Goal:
Restate the opening lines of the material below word for word, stopping after the line that contains "0.557, 0.444, 0.266];".

Collected material:
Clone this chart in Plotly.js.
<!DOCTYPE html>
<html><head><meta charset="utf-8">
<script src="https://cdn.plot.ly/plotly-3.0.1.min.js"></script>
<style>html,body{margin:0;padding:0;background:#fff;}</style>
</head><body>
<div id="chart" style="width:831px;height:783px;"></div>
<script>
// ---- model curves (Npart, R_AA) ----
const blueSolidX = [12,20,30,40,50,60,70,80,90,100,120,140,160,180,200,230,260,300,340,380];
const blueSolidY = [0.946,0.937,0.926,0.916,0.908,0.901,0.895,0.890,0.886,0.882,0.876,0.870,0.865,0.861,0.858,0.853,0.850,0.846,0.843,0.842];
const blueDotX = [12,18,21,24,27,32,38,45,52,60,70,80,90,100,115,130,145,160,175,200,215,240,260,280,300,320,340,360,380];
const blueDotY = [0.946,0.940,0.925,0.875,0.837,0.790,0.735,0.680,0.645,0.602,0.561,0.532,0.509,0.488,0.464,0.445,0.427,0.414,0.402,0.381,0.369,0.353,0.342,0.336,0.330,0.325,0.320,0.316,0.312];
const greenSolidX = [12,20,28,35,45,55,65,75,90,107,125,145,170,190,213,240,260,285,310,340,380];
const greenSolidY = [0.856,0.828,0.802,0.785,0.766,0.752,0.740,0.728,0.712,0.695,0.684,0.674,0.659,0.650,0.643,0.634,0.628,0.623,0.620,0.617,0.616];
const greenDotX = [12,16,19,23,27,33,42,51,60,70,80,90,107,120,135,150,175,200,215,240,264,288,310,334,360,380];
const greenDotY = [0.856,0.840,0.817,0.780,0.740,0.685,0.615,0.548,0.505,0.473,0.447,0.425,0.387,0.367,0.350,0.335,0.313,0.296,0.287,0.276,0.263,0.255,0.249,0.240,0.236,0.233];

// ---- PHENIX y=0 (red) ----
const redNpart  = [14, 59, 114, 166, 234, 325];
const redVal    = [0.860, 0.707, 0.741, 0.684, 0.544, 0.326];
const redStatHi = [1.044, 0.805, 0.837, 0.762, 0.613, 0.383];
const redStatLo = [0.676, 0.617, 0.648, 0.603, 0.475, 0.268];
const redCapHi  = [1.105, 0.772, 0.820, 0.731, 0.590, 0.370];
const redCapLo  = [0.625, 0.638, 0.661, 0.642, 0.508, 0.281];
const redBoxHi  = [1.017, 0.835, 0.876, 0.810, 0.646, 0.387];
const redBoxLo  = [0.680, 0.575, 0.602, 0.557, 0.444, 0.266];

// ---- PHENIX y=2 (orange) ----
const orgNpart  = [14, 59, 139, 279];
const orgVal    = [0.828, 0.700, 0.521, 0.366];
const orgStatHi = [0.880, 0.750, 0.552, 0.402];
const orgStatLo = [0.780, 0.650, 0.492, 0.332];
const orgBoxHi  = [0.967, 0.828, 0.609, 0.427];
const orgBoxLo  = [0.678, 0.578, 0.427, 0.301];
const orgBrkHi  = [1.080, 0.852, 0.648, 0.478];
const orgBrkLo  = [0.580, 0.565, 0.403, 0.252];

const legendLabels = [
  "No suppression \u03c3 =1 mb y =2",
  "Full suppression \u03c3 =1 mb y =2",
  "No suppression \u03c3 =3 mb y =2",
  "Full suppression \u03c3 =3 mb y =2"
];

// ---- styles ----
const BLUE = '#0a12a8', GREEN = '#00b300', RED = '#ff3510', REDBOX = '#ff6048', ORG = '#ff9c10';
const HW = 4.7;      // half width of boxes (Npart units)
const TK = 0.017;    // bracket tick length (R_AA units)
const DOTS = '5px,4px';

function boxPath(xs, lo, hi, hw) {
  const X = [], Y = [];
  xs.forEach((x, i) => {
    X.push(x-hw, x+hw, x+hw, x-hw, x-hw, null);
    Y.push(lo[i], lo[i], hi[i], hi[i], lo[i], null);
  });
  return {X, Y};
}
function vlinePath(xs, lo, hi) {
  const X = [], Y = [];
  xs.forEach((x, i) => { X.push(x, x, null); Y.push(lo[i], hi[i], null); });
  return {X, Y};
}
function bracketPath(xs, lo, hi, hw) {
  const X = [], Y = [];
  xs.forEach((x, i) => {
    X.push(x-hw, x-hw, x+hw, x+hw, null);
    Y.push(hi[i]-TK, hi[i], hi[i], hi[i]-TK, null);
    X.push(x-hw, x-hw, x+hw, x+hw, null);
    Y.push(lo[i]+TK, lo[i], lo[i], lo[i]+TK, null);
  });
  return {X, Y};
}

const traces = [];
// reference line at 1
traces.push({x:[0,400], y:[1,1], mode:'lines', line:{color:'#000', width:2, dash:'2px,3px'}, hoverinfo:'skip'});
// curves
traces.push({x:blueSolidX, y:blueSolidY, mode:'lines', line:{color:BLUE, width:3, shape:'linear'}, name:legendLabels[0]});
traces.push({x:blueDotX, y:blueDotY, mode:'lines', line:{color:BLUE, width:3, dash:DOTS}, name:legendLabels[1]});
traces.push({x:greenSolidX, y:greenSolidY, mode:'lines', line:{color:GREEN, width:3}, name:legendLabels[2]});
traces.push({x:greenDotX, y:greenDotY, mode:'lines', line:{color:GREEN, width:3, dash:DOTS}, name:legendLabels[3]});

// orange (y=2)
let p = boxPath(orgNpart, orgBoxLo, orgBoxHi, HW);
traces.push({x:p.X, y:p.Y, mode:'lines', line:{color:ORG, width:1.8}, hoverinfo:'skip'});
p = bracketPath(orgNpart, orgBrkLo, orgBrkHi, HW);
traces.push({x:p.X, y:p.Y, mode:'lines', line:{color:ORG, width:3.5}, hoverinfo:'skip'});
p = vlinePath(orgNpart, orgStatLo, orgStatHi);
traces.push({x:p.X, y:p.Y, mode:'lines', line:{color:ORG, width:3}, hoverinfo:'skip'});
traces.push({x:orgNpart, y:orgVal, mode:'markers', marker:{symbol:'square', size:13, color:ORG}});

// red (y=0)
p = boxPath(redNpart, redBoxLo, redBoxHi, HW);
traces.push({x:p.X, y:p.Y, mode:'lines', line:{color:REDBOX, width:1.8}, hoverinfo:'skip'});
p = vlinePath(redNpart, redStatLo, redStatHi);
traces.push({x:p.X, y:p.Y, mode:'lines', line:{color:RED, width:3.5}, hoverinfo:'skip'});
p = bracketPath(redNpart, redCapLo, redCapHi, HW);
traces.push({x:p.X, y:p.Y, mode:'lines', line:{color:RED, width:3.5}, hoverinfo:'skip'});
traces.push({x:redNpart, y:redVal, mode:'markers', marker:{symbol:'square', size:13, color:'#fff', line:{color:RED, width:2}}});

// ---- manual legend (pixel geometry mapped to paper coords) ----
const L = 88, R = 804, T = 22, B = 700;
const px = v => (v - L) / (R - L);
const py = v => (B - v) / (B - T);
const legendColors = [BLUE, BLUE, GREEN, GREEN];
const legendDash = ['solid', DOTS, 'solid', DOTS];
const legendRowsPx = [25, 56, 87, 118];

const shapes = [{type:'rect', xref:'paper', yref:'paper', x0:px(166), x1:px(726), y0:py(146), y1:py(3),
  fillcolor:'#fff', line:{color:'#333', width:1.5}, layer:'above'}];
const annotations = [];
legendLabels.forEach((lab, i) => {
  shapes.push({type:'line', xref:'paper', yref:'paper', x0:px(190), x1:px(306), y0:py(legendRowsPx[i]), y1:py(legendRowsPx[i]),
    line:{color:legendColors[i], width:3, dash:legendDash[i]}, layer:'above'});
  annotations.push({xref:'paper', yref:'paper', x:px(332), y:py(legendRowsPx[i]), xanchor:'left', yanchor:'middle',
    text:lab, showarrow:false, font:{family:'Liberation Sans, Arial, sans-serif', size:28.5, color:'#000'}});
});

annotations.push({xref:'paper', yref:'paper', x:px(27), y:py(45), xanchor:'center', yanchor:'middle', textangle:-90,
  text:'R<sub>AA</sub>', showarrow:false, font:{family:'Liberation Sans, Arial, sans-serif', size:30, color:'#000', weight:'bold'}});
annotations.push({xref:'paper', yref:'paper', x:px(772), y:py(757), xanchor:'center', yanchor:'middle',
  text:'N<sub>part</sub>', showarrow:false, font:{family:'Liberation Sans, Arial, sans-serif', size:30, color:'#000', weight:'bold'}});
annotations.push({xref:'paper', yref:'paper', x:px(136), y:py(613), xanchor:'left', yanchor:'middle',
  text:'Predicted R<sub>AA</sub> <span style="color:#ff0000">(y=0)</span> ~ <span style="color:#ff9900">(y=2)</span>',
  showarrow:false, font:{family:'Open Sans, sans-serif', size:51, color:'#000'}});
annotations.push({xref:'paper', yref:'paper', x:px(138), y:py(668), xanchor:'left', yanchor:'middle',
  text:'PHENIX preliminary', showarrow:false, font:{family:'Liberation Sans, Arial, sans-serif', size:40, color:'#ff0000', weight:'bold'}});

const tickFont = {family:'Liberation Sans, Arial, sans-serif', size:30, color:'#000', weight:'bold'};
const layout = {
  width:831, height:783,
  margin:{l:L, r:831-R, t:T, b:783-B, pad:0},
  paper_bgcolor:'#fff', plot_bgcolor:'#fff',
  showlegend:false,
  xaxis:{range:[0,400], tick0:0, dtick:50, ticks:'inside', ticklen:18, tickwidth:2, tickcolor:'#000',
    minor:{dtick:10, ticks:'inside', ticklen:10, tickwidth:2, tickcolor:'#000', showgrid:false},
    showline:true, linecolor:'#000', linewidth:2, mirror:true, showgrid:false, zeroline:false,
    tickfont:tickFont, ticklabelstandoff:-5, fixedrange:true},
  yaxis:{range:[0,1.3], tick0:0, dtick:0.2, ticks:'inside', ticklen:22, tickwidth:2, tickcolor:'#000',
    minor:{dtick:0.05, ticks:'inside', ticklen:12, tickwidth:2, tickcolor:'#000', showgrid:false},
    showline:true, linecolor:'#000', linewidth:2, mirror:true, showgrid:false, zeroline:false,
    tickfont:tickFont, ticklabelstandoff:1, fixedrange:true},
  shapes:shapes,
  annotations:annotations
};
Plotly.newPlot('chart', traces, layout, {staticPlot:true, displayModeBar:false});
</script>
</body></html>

The answer:
Clone this chart in Plotly.js.
<!DOCTYPE html>
<html><head><meta charset="utf-8">
<script src="https://cdn.plot.ly/plotly-3.0.1.min.js"></script>
<style>html,body{margin:0;padding:0;background:#fff;}</style>
</head><body>
<div id="chart" style="width:831px;height:783px;"></div>
<script>
// ---- model curves (Npart, R_AA) ----
const blueSolidX = [12,20,30,40,50,60,70,80,90,100,120,140,160,180,200,230,260,300,340,380];
const blueSolidY = [0.946,0.937,0.926,0.916,0.908,0.901,0.895,0.890,0.886,0.882,0.876,0.870,0.865,0.861,0.858,0.853,0.850,0.846,0.843,0.842];
const blueDotX = [12,18,21,24,27,32,38,45,52,60,70,80,90,100,115,130,145,160,175,200,215,240,260,280,300,320,340,360,380];
const blueDotY = [0.946,0.940,0.925,0.875,0.837,0.790,0.735,0.680,0.645,0.602,0.561,0.532,0.509,0.488,0.464,0.445,0.427,0.414,0.402,0.381,0.369,0.353,0.342,0.336,0.330,0.325,0.320,0.316,0.312];
const greenSolidX = [12,20,28,35,45,55,65,75,90,107,125,145,170,190,213,240,260,285,310,340,380];
const greenSolidY = [0.856,0.828,0.802,0.785,0.766,0.752,0.740,0.728,0.712,0.695,0.684,0.674,0.659,0.650,0.643,0.634,0.628,0.623,0.620,0.617,0.616];
const greenDotX = [12,16,19,23,27,33,42,51,60,70,80,90,107,120,135,150,175,200,215,240,264,288,310,334,360,380];
const greenDotY = [0.856,0.840,0.817,0.780,0.740,0.685,0.615,0.548,0.505,0.473,0.447,0.425,0.387,0.367,0.350,0.335,0.313,0.296,0.287,0.276,0.263,0.255,0.249,0.240,0.236,0.233];

// ---- PHENIX y=0 (red) ----
const redNpart  = [14, 59, 114, 166, 234, 325];
const redVal    = [0.860, 0.707, 0.741, 0.684, 0.544, 0.326];
const redStatHi = [1.044, 0.805, 0.837, 0.762, 0.613, 0.383];
const redStatLo = [0.676, 0.617, 0.648, 0.603, 0.475, 0.268];
const redCapHi  = [1.105, 0.772, 0.820, 0.731, 0.590, 0.370];
const redCapLo  = [0.625, 0.638, 0.661, 0.642, 0.508, 0.281];
const redBoxHi  = [1.017, 0.835, 0.876, 0.810, 0.646, 0.387];
const redBoxLo  = [0.680, 0.575, 0.602, 0.557, 0.444, 0.266];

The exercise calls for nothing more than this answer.